The California Department of Fish and Game (DFG) and the University of California Davis (UC Davis) are working on eradicating tamarisk (salt cedar, Tamarix sp.) and other invasive non-native plants from the upper Putah Creek watershed along the Knoxville and Eticuera Creeks and actively restoring native vegetation. Tamarisk is a highly invasive shrub/tree that spreads rapidly, alters the water table and soil nutrients, excludes native species, and provides a poor food source for native birds, insects, and rodents. Perennial pepperweed (Lepidium latifolium) and tree of heaven (Ailanthus altissima) are additional invasive species that this project looks to eradicate.
Efforts to restore the riparian corridor to a more diverse native habitat began as soon as DFG took ownership of the Knoxville Ranch.
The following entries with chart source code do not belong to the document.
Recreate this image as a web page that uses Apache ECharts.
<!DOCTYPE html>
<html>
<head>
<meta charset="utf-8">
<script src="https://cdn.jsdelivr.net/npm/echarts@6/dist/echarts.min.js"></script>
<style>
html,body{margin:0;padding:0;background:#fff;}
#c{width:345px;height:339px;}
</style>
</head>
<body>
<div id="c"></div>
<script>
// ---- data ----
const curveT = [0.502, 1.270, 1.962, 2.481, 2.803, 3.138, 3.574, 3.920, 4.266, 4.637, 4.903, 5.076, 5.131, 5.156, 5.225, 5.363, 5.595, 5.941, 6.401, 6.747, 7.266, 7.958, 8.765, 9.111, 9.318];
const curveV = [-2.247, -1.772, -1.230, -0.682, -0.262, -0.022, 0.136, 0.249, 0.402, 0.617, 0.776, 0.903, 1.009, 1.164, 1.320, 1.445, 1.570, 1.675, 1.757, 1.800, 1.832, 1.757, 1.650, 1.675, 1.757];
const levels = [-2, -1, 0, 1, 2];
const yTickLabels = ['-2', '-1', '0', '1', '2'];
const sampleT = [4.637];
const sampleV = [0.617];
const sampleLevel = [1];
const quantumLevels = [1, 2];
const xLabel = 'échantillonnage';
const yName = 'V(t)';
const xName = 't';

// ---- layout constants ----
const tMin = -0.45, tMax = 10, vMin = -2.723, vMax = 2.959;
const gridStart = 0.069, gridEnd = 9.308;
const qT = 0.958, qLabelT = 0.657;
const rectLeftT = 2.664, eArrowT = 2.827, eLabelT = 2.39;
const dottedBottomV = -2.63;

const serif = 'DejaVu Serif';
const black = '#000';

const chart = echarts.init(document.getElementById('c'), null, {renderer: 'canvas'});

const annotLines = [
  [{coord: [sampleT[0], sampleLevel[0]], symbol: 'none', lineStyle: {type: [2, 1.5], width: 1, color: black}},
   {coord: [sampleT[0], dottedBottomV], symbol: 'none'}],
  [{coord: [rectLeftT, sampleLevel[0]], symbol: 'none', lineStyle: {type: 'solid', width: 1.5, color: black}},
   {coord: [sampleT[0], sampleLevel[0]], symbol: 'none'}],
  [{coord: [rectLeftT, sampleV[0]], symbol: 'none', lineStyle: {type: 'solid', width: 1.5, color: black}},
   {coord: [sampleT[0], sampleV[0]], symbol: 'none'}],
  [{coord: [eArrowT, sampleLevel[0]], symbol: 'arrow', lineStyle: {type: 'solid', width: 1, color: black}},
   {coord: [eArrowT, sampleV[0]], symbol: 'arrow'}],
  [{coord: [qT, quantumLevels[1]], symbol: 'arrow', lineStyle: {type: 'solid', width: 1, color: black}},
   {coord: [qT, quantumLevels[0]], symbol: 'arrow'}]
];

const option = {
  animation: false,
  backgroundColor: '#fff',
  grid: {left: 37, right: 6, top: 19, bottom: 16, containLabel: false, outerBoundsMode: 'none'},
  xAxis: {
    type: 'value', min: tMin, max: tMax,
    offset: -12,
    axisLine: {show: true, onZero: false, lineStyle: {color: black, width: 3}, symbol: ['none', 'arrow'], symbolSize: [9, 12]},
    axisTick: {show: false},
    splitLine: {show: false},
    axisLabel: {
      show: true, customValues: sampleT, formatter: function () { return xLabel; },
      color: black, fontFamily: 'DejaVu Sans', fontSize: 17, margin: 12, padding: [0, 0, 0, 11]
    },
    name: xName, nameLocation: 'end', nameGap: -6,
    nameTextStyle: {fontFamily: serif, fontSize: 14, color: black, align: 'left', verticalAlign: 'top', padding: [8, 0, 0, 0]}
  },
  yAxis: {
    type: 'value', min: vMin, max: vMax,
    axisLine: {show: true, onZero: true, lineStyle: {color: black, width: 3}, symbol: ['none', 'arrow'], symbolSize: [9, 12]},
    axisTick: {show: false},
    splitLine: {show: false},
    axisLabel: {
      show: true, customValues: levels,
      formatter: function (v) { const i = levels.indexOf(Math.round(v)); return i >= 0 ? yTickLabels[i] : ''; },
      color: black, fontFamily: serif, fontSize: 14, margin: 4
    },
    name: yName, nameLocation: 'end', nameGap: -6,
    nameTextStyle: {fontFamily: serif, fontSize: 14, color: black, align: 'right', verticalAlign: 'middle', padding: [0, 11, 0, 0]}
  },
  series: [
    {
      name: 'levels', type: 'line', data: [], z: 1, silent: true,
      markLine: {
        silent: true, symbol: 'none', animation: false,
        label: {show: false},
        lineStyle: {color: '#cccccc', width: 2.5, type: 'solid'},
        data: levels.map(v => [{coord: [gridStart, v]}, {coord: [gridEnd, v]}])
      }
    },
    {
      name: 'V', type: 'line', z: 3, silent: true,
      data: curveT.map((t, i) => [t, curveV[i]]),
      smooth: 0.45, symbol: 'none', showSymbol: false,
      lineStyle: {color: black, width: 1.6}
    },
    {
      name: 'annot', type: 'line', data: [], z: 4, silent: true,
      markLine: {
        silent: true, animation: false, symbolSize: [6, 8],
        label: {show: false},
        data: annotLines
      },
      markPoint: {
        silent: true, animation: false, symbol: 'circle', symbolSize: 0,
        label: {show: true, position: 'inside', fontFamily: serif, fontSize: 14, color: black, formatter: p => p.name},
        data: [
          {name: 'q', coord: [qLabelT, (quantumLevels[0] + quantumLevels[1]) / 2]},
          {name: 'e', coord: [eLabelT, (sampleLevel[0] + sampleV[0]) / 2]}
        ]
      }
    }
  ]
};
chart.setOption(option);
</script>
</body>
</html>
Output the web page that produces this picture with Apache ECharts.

The first step was the removal of cattle in the riparian areas. The removal of grazing allows trees and plants to establish and grow. The next step is to eradicate the highly invasive non-native plants and trees that out-compete the natives. After the removal of the exotics, some areas will be planted with native plants, shrubs, and trees to foster their re-vegetation. Other areas less impacted by present invasive species will be left untouched and allowed to regenerate naturally. The final step is to monitor conditions, remove any re-growth of non-natives, and continue plantings of natives where appropriate.
DFG and CalFire's Konacti Camp burn cut piles of tamarisk.
Cutting the plants and treating the cut stems with an application of herbicide will remove the bulk of the tamarisk. The California Department of Forestry (CDF) inmate work crews will remove tamarisk and Ailanthus with chainsaws and loppers as close to the ground as possible. Immediately after the cutting of the plants DFG scientific aids will apply an herbicide treatment to the stems by painting them with a brush. Removed vegetation will be burned on-site.
Re-vegetation will consist of gathering local seed and cuttings. Vegetation to be restored may include: cottonwoods, willows, redbud, wild grapes, elderberry, wild alder, and ash.